Le vicende belliche di queste settimane ci hanno chiaramente rappresentato il ruolo della Turchia nel conflitto. Alcuni osservatori internazionali e indipendenti hanno affermato che senza il supporto aereo (droni da combattimento ed F16 turchi) e senza l’appoggio delle milizie mercenarie jihadiste (gentilmente fatte arrivare dalla Siria via Turchia) l’esercito azero avrebbe conosciuto un’altra sonante sconfitta. Che ancora non è arrivata grazie appunto a questo potente aiuto tecnologico fornito dal compare Erdogan.
E così il dittatore azero, tra una bugia e l’altra, si fa tronfio e rilascia dichiarazioni a ruota libera che, non fosse per la gravità del momento, fanno scompisciare dalle risate per la goffaggine del presidente: intervistato da Tv americana si lascia scappare che “fino al 9 ottobre in effetti gli azeri bombardavano gli insediamenti civili” (in realtà anche dopo, ma lui ha sempre negato), in piena tregua umanitaria appena concordata twitta delle conquiste azere di qualche sperduto villaggio e alla tv giapponese Nikkei arriva a sostenere che “gli azeri hanno sempre rispettato gli armeni i quali però hanno commesso un genocidio nei confronti degli azerbaigiani”…
Ora, va bene che se la devi sparare è meglio spararla grossa… ma simili affermazioni oltrepassano il limite del ridicolo.
La pecora Aliyev smette di belare e grazie ai Bayraktar turchi e ai tagliagole mercenari prova a farsi lupo: aumenta le minacce, promette una pulizia etnica di tutto l’Artsakh e la “liberazione” di tutto il territorio.

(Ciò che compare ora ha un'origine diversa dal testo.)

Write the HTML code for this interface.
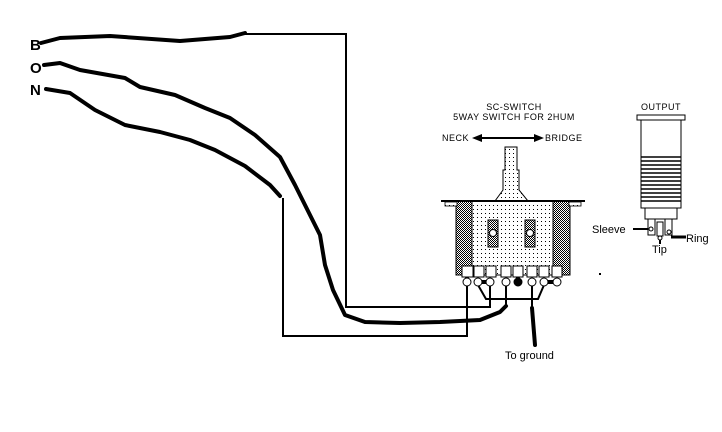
<!DOCTYPE html>
<html><head><meta charset="utf-8"><style>
html,body{margin:0;padding:0;background:#fff;width:722px;height:432px;overflow:hidden}
svg{display:block}
text{font-family:"Liberation Sans",sans-serif;fill:#000}
</style></head><body>
<svg width="722" height="432" viewBox="0 0 722 432" xmlns="http://www.w3.org/2000/svg">
<defs>
<pattern id="dots" width="4" height="4" patternUnits="userSpaceOnUse"><rect width="4" height="4" fill="#fff"/><rect x="1" y="1" width="1" height="1" fill="#000"/></pattern>
<pattern id="hatch" width="2" height="2" patternUnits="userSpaceOnUse"><rect width="2" height="2" fill="#fff"/><rect width="1" height="1" fill="#000"/><rect x="1" y="1" width="1" height="1" fill="#000"/></pattern>
</defs>
<text x="30" y="50" font-size="15" font-weight="bold">B</text>
<text x="30" y="73" font-size="15" font-weight="bold">O</text>
<text x="30" y="95" font-size="15" font-weight="bold">N</text>
<g fill="none" stroke="#000" stroke-width="4" stroke-linejoin="round" stroke-linecap="round">
<polyline points="41,43 60,38 110,36 180,41 230,37 245,33"/>
<polyline points="44,65 60,63 80,70 125,78 140,87 175,95 205,108 230,118 255,135 280,157 295,185 310,215 320,235 325,265 333,290 345,315 365,322 400,323 440,322 480,320 500,312 506,306"/>
<polyline points="46,89 70,93 95,110 125,125 160,132 190,140 215,150 245,166 270,185 280,196"/>
<path d="M467,277 C467,262 480,260 500,258 C515,257 518,265 518,282"/>
<line x1="478" y1="282" x2="490" y2="282"/>
<line x1="544" y1="282" x2="557" y2="282"/>
<line x1="532" y1="308" x2="535" y2="345"/>
</g>
<g fill="none" stroke="#000" stroke-width="2">
<polyline points="245,34 346,34 346,307 490,307 490,285"/>
<polyline points="283,198 283,336 467,336 467,285"/>
<line x1="506" y1="285" x2="506" y2="308"/>
<line x1="532" y1="285" x2="532" y2="308"/>
<polyline points="478,285 486,299 538,299 544,285"/>
</g>
<!-- switch -->
<text x="514" y="110" font-size="9" text-anchor="middle" letter-spacing="0.5">SC-SWITCH</text>
<text x="514" y="120" font-size="9" text-anchor="middle" letter-spacing="0.5">5WAY SWITCH FOR 2HUM</text>
<text x="442" y="141" font-size="9" letter-spacing="0.5">NECK</text>
<text x="545" y="141" font-size="9" letter-spacing="0.5">BRIDGE</text>
<line x1="478" y1="138" x2="538" y2="138" stroke="#000" stroke-width="2"/>
<polygon points="472,138 482,134 482,142" fill="#000"/>
<polygon points="544,138 534,134 534,142" fill="#000"/>
<path d="M505,147 H517 V170 H519 V190 L528,201 H495 L503,190 V170 H505 Z" fill="url(#dots)" stroke="#000"/>
<rect x="456" y="201" width="114" height="74" fill="url(#dots)" stroke="#000"/>
<rect x="456" y="201" width="16" height="74" fill="url(#hatch)" stroke="#000"/>
<rect x="553" y="201" width="17" height="74" fill="url(#hatch)" stroke="#000"/>
<line x1="441" y1="201" x2="585" y2="201" stroke="#000" stroke-width="2"/>
<rect x="445" y="202" width="12" height="4" fill="url(#dots)" stroke="#000" stroke-width="0.8"/>
<rect x="569" y="202" width="12" height="4" fill="url(#dots)" stroke="#000" stroke-width="0.8"/>
<rect x="488" y="220" width="10" height="27" fill="url(#hatch)" stroke="#000"/>
<circle cx="493" cy="233" r="3.5" fill="#fff" stroke="#000"/>
<rect x="525" y="220" width="10" height="27" fill="url(#hatch)" stroke="#000"/>
<circle cx="530" cy="233" r="3.5" fill="#fff" stroke="#000"/>
<g stroke="#000" fill="#fff">
<rect x="462" y="266" width="11" height="11"/><rect x="474" y="266" width="10" height="11"/><rect x="486" y="266" width="10" height="11"/><rect x="501" y="266" width="10" height="11"/><rect x="513" y="266" width="10" height="11"/><rect x="527" y="266" width="10" height="11"/><rect x="539" y="266" width="10" height="11"/><rect x="552" y="266" width="10" height="11"/>
<circle cx="467" cy="282" r="4"/><circle cx="478" cy="282" r="4"/><circle cx="490" cy="282" r="4"/><circle cx="506" cy="282" r="4"/><circle cx="518" cy="282" r="4" fill="#000"/><circle cx="532" cy="282" r="4"/><circle cx="544" cy="282" r="4"/><circle cx="557" cy="282" r="4"/>
</g>
<text x="505" y="359" font-size="11">To ground</text>
<rect x="599" y="273" width="2" height="2" fill="#000"/>
<!-- jack -->
<text x="661" y="110" font-size="9" text-anchor="middle" letter-spacing="0.5">OUTPUT</text>
<rect x="637" y="115" width="48" height="5" fill="#fff" stroke="#000"/>
<rect x="641" y="120" width="40" height="88" fill="#fff" stroke="#000"/>
<g stroke="#000" stroke-width="1.5">
<line x1="641" y1="157" x2="681" y2="157"/><line x1="641" y1="161" x2="681" y2="161"/><line x1="641" y1="165" x2="681" y2="165"/><line x1="641" y1="169" x2="681" y2="169"/><line x1="641" y1="173" x2="681" y2="173"/><line x1="641" y1="177" x2="681" y2="177"/><line x1="641" y1="181" x2="681" y2="181"/><line x1="641" y1="185" x2="681" y2="185"/><line x1="641" y1="189" x2="681" y2="189"/><line x1="641" y1="193" x2="681" y2="193"/><line x1="641" y1="197" x2="681" y2="197"/><line x1="641" y1="201" x2="681" y2="201"/>
</g>
<rect x="645" y="208" width="32" height="11" fill="#fff" stroke="#000"/>
<g fill="#fff" stroke="#000">
<rect x="648" y="219" width="7" height="16"/><rect x="657" y="222" width="6" height="14"/><rect x="665" y="219" width="7" height="16"/>
</g>
<circle cx="651" cy="229" r="2" fill="#fff" stroke="#000"/>
<circle cx="660" cy="238" r="2" fill="#fff" stroke="#000"/>
<circle cx="669" cy="232" r="2" fill="#fff" stroke="#000"/>
<line x1="633" y1="229" x2="648" y2="229" stroke="#000" stroke-width="2"/>
<line x1="660" y1="240" x2="660" y2="244" stroke="#000" stroke-width="2"/>
<line x1="671" y1="237" x2="686" y2="237" stroke="#000" stroke-width="3"/>
<text x="592" y="233" font-size="11">Sleeve</text>
<text x="652" y="253" font-size="11">Tip</text>
<text x="686" y="242" font-size="11">Ring</text>
</svg>
</body></html>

Intanto i suoi uomini cadono come mosche nelle pianure e sulle montagne del Karabakh; almeno un miliardo di dollari di armamenti è andato già perduto sul campo e la fine della guerra è ancora molto, troppo lontana.
Forse un giorno la pecora Aliyev si trasformerà davvero in lupo e – Dio non voglia – caccerà tutti gli armeni dell’Artsakh dalla loro patria; ma il costo che l’Azerbaigian dovrà sostenere sarà, anche in termini di vite umane, enorme. Il regime ha silenziato anche i media internazionali (cronisti di guerra sono solo i turchi…), la popolazione non conosce il numero dei caduti (che presumibilmente ad oggi ha superato quota seimila) e il furore nazionalista pervade ogni momento della vita sociale azera.
Ma di fatto, con l’entrata in campo del sultano Erdogan, l’Azerbaigian si è ridotto a uno Stato vassallo della Turchia, Baku prona ai voleri di Ankara.
E la pecora che volle farsi lupo continuerà a rimanere pecora.